An example of this much-needed form of artistic expression can be found in Eve Mosher’s work. In her 2011 project titled “Seeding the City,” 4ft-by-4ft trays containing native plants were placed on 1,000 buildings throughout Brooklyn and Manhattan. A flag was placed on the roof and at street level of each building so they could be identified. Obviously, plants as small as these could not do much to improve the air quality of NYC. But, the message behind it is sound: the participation of building owners and the visibility of the flags will make urbanites passing through aware of the natural vegetation potential rooftops have.
Bloomberg Philanthropies understands that art can be a very powerful tool—one that brings communities together and helps drive economic development. It is for this reason that they started the Public Art Challenge, a new program that recently invited U.S. cities with over 30,000 residents to submit proposals for transformative projects. Three of these cities will be granted up to $1 million each for their art projects that are supposed to establish public-private partnerships, bolster the economy, and improve quality of life.

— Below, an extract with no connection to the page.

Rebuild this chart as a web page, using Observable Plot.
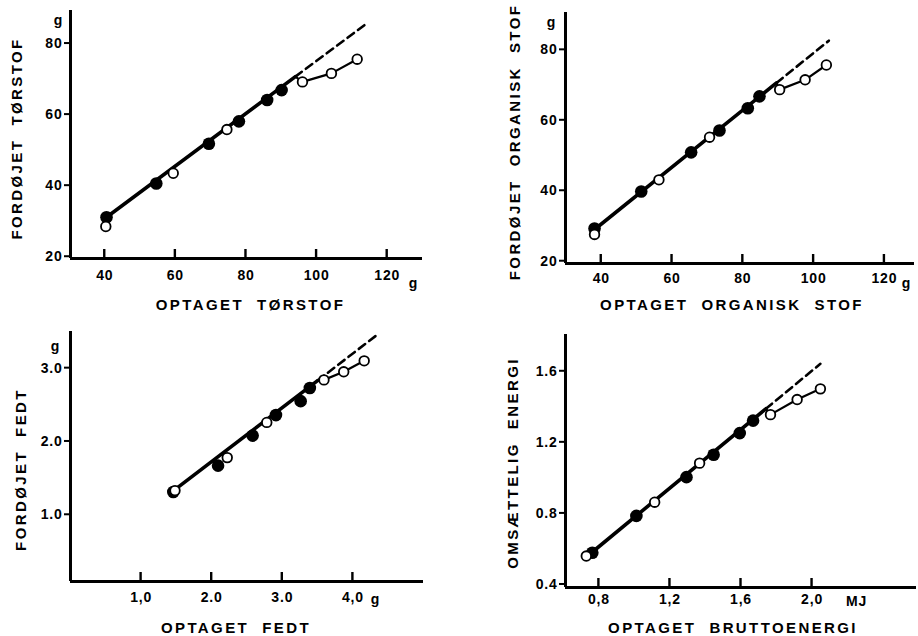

Struggling to think of what a “transformative” art project may look like? You might be thinking too far outside the box. The High Line in New York City, once an old New York Central Railroad line, is now an “aerial greenway” (floating park). The 1.45-mile-long park runs along the Lower West Side of Manhattan and gets nearly 5 million visitors annually. Besides natural perks like the 210 native species growing, the High Line has also revitalized Chelsea—a once “gritty” neighborhood in the late 20th century.